→ **Exercise data**

════════════════════

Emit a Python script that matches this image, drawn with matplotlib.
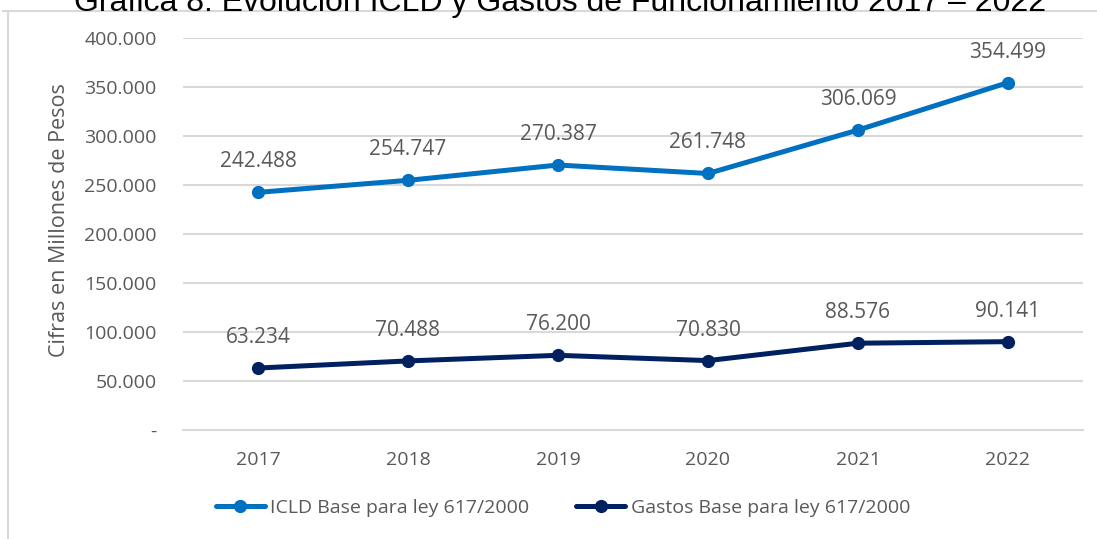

════════════════════

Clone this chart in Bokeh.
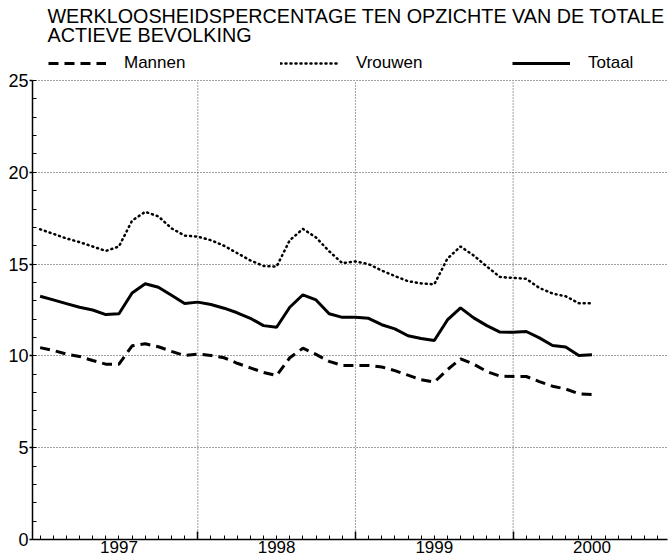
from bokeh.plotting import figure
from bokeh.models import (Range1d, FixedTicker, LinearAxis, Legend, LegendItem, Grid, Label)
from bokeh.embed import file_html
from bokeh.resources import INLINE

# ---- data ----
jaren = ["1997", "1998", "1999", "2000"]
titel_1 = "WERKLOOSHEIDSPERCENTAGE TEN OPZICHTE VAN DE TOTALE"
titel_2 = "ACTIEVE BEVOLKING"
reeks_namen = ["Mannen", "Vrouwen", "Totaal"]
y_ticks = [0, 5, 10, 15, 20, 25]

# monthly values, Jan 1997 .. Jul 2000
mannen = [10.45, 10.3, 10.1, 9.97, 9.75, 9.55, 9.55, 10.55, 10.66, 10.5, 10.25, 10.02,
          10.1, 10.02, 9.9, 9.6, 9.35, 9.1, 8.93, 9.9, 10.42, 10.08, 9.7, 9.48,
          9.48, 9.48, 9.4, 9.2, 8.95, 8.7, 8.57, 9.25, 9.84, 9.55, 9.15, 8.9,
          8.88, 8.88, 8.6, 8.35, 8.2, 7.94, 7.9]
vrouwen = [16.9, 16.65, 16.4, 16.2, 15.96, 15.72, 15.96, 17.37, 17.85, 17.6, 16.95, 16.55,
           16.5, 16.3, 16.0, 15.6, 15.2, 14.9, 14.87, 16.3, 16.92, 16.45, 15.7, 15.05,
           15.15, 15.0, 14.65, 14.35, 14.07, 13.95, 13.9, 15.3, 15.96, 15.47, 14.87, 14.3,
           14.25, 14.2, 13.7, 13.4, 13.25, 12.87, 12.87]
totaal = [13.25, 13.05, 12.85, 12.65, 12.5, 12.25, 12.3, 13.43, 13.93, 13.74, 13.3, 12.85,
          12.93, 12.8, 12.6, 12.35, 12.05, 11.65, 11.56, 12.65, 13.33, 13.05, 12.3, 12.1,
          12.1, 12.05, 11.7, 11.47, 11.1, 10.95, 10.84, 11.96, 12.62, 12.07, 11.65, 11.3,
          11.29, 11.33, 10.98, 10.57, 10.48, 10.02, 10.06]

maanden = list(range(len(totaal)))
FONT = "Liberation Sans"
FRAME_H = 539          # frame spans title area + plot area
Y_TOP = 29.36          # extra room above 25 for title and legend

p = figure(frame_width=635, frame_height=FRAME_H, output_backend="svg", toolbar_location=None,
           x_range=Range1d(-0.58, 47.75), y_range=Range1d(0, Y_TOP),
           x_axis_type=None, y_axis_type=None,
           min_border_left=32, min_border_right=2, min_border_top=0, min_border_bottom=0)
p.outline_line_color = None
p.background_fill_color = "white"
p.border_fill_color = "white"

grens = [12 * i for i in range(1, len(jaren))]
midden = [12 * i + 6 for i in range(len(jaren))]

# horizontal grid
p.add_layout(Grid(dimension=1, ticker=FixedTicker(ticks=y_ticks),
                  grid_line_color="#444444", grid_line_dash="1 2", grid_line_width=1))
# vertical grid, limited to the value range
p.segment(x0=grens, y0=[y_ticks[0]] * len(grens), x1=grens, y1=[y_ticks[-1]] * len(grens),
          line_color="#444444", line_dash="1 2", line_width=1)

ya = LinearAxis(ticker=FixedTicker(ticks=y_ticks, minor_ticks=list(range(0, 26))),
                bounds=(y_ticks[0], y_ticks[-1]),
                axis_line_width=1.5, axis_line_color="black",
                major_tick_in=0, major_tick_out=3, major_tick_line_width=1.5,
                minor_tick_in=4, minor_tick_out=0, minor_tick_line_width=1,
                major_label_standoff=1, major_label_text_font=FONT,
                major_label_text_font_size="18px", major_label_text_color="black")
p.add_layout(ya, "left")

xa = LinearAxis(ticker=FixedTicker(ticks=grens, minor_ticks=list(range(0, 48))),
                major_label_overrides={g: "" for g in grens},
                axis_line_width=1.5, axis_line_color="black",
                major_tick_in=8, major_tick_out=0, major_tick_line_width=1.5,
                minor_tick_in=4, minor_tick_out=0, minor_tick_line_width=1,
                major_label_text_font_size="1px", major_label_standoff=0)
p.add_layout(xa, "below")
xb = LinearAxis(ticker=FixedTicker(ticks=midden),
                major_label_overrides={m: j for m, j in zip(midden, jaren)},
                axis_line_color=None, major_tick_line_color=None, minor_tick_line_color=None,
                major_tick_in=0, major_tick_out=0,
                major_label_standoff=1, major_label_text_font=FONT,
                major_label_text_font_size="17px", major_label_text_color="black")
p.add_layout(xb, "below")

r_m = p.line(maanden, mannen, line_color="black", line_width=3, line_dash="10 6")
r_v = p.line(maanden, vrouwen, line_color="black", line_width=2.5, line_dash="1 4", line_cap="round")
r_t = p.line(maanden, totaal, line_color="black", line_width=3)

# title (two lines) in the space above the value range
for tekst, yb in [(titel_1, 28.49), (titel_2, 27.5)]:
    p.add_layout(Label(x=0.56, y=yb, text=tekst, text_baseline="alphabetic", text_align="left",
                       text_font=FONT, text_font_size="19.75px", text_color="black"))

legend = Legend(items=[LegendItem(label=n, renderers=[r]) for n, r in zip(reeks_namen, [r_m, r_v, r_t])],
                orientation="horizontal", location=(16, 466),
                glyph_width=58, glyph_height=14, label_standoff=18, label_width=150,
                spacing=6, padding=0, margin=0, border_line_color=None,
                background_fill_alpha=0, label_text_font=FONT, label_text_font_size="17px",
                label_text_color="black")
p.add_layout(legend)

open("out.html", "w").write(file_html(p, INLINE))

════════════════════

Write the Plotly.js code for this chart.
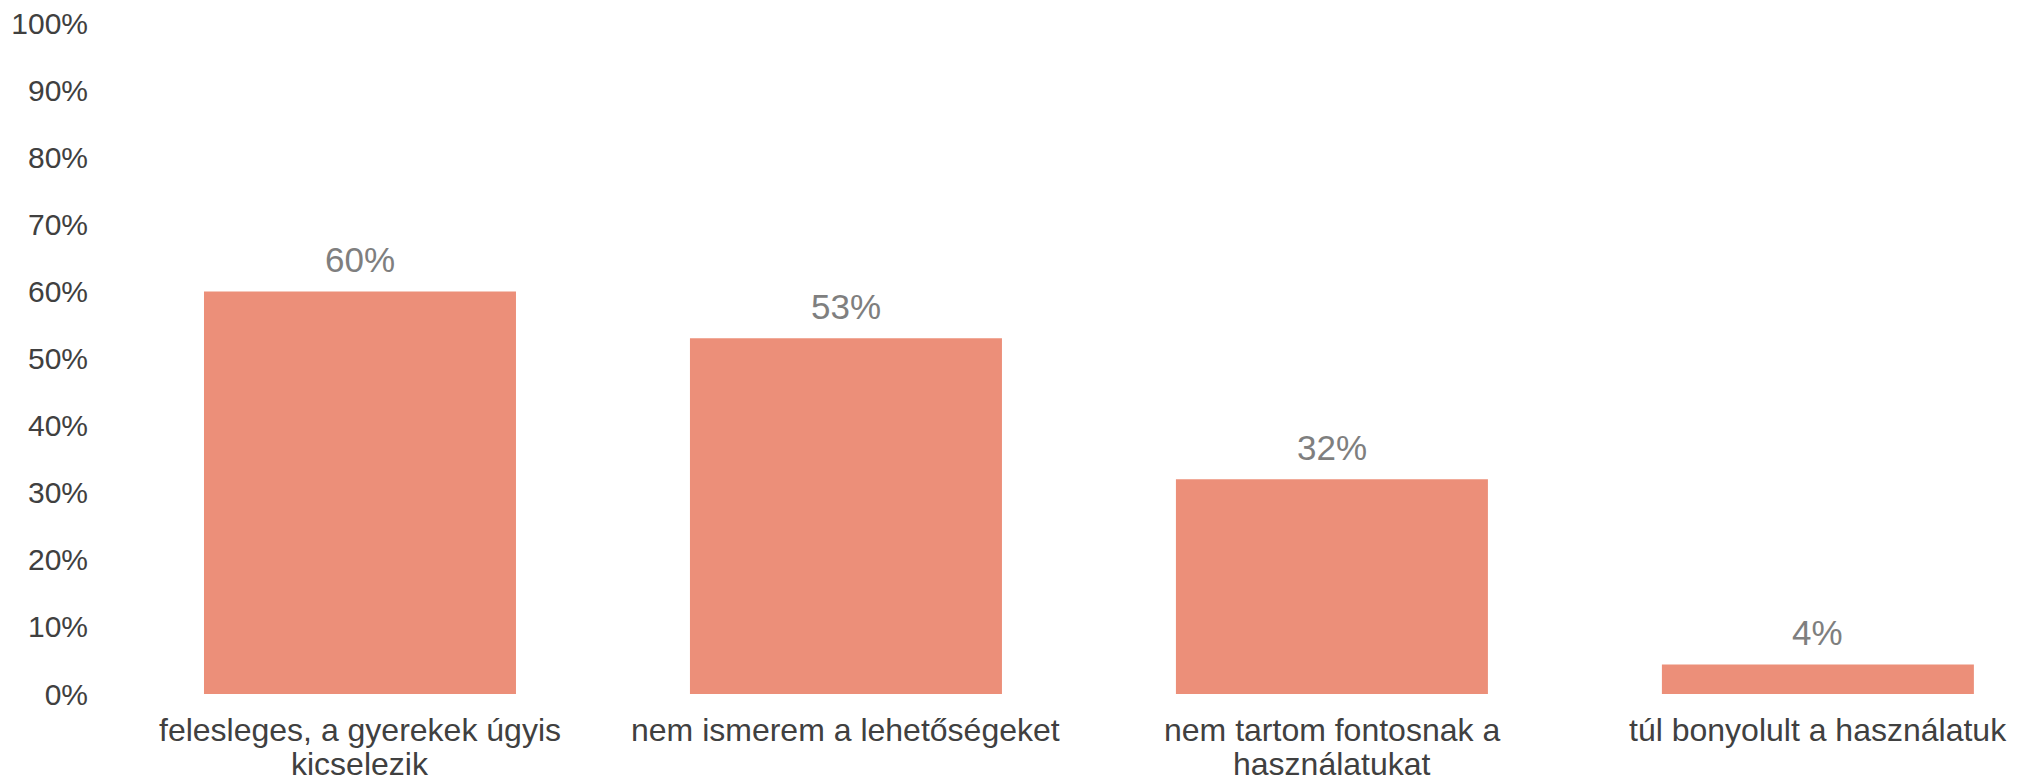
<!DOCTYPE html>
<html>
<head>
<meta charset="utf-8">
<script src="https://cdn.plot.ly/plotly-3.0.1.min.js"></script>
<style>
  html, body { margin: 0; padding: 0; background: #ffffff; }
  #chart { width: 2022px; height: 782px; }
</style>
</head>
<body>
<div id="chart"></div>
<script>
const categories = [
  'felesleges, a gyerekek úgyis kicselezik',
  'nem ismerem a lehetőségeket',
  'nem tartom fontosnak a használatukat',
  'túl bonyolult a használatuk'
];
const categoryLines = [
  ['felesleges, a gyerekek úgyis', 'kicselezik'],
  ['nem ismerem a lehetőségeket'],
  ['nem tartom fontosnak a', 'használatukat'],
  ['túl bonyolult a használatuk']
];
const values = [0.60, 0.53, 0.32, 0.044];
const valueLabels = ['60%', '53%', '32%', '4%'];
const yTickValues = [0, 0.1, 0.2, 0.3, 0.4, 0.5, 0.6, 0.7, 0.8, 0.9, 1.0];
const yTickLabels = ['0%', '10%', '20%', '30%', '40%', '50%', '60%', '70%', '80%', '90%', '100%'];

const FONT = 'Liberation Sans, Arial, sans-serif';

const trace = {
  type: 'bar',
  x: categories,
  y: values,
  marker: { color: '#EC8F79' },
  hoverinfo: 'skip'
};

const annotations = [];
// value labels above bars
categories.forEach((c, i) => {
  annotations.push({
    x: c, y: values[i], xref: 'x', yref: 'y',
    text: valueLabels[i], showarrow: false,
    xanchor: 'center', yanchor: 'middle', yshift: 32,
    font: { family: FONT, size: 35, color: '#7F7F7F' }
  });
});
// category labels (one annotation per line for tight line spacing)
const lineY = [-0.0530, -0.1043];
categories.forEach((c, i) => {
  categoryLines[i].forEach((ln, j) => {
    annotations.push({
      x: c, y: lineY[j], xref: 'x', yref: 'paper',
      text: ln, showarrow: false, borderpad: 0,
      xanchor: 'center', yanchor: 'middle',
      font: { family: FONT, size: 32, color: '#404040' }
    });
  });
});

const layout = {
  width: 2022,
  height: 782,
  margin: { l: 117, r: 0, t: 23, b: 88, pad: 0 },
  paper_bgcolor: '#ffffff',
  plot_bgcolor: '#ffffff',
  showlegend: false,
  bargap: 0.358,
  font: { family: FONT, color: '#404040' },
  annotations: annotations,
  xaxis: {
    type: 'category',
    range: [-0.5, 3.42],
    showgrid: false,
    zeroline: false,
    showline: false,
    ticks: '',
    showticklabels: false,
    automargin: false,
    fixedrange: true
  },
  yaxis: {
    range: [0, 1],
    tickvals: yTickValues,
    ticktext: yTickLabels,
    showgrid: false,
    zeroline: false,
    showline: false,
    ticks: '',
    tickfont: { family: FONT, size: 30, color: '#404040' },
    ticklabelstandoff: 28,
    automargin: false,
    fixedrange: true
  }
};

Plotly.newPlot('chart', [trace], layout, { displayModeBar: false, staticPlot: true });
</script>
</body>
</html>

════════════════════

→ **Exercise aim**
Reproduce, word for word, only the lines in the records above from the line with "Clone this chart in Bokeh." through the line with "y_ticks = [0, 5, 10, 15, 20, 25]", including both ends; omit the pictures.

→ **Answer in full**
Clone this chart in Bokeh.
from bokeh.plotting import figure
from bokeh.models import (Range1d, FixedTicker, LinearAxis, Legend, LegendItem, Grid, Label)
from bokeh.embed import file_html
from bokeh.resources import INLINE

# ---- data ----
jaren = ["1997", "1998", "1999", "2000"]
titel_1 = "WERKLOOSHEIDSPERCENTAGE TEN OPZICHTE VAN DE TOTALE"
titel_2 = "ACTIEVE BEVOLKING"
reeks_namen = ["Mannen", "Vrouwen", "Totaal"]
y_ticks = [0, 5, 10, 15, 20, 25]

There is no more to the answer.